Una L’ultimo atto di una crisi industriale durata quattro anni tra cavalieri bianchi, progetti di rilancio mai decollati: “Hanno venduto fumo sulla nostra pelle”
Una su ogni foglio, la firma nell’ultimo e il codice Iban: così si chiudono quattro anni di promesse tradite, umiliazioni e attese senza risposta. All’ultima pagina, c’è la riga “ex dipendente Embraco” sopra la quale mettono il loro nome uno dopo l’altro gli operai di Riva di Chieri. La processione è finita poco dopo il tramonto. Negli ultimi quattro giorni, nella Sala della Conceria a Chieri, si sono presentati uno dopo l’altro, convocati dai propri sindacati, per firmare l’ultimo atto di una storia vergognosa iniziata nel 2018 e finita ora, dopo quattro anni, decine di promesse tradite e qualche migliaio di euro che arriveranno quando il tribunale fallimentare di Torino firmerà l’omologa del concordato.
Whirlpool ha offerto a ognuno 7mila euro lordi, poco più di 5mila netti per chiudere la partita.
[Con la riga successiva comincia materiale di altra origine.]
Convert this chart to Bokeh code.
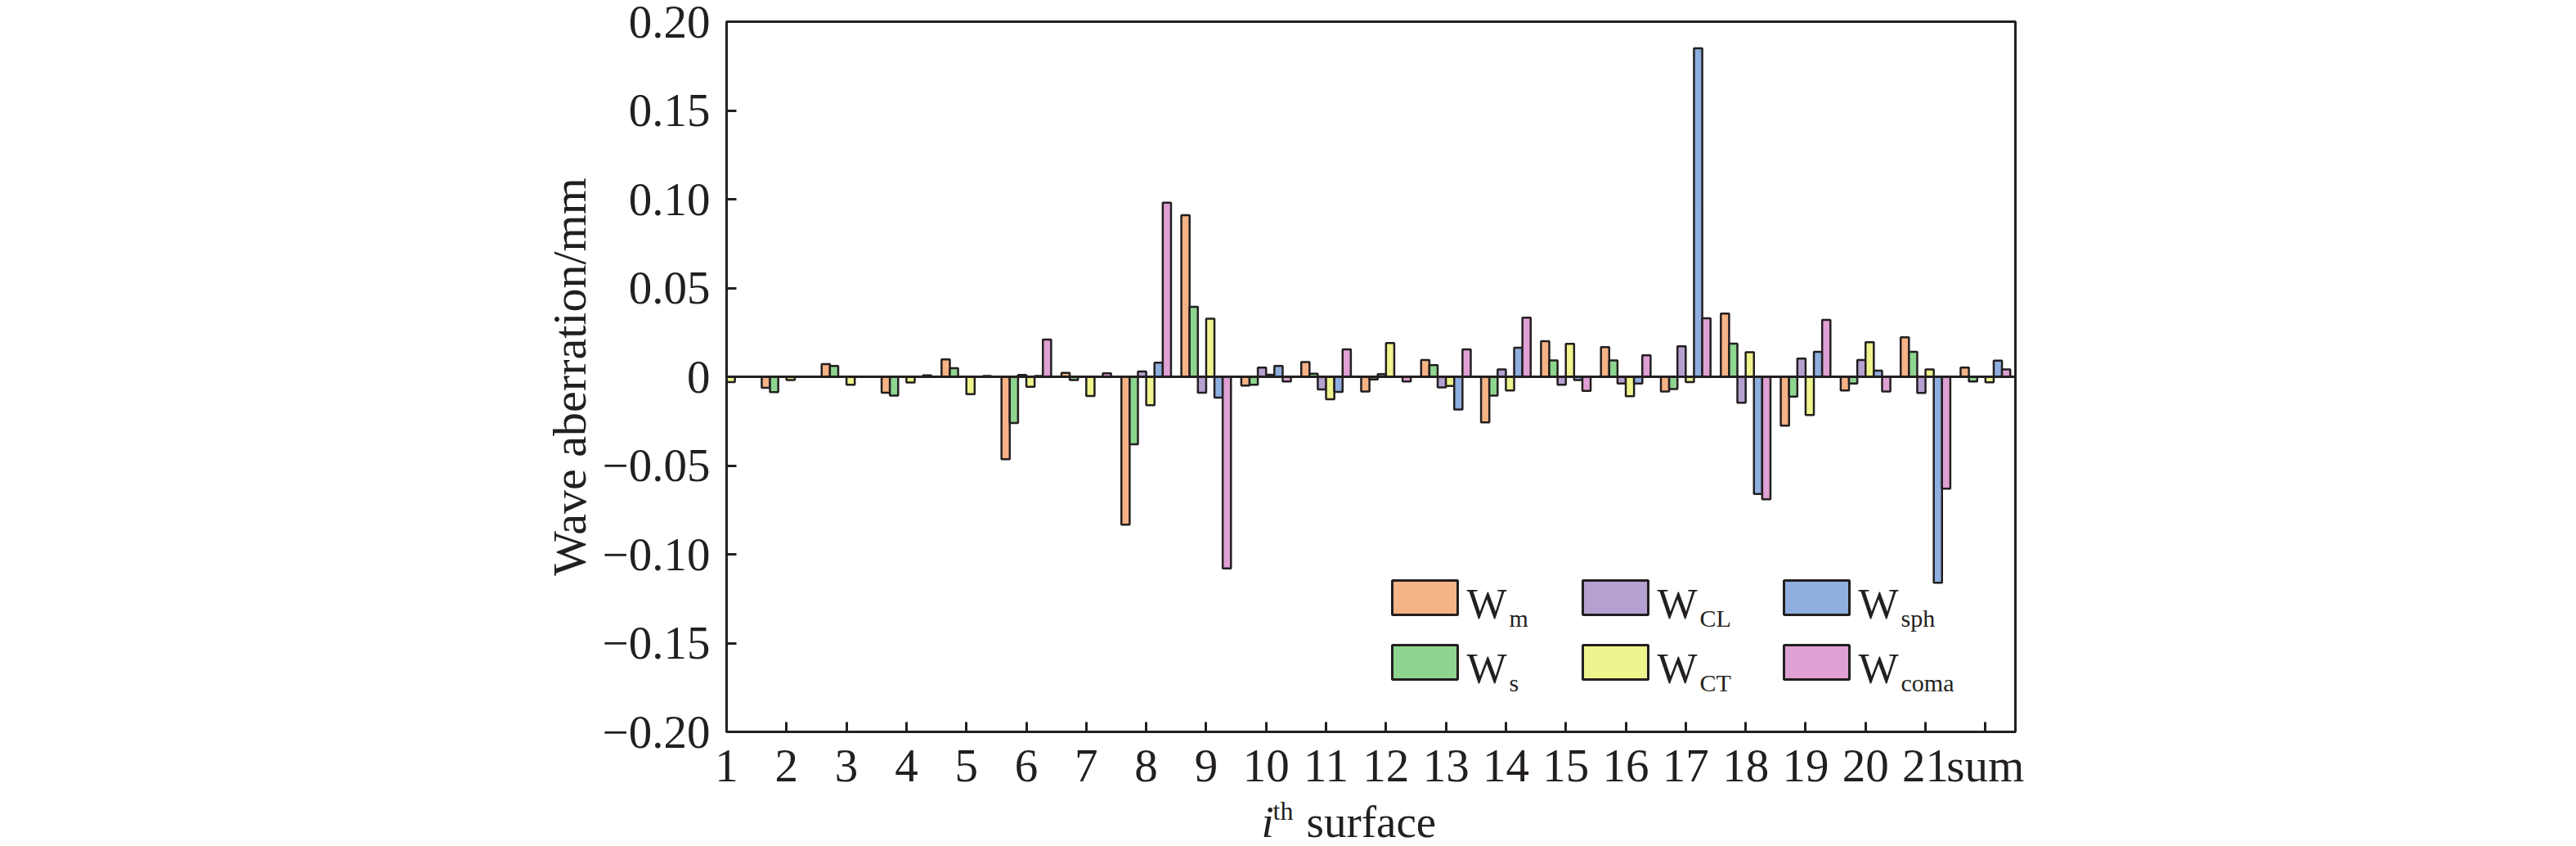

Per mensilità non pagate, ferie e permessi, ai lavoratori potrà andare anche una parte di quei 9 milioni rimasti disponibili nel fondo che era stato destinato alla reindustrializzazione della fabbrica, quando la politica aveva creduto al piano industriale della Ventures che lì voleva produrre mattoncini giocattolo, biciclette elettriche e robot per pannelli fotovoltaici. Non se n’è fatto niente e i vertici della società sono indagati per bancarotta. Poi è stata la volta del progetto Italcomp che legava i destini dell’Embraco e dell’Acc di Mel in Veneto per produrre insieme compressori per frigoriferi. Altra fumata nera: per Acc è arrivata nei giorni scorsi al Mise un’offerta di acquisto. Per Embraco solo il silenzio.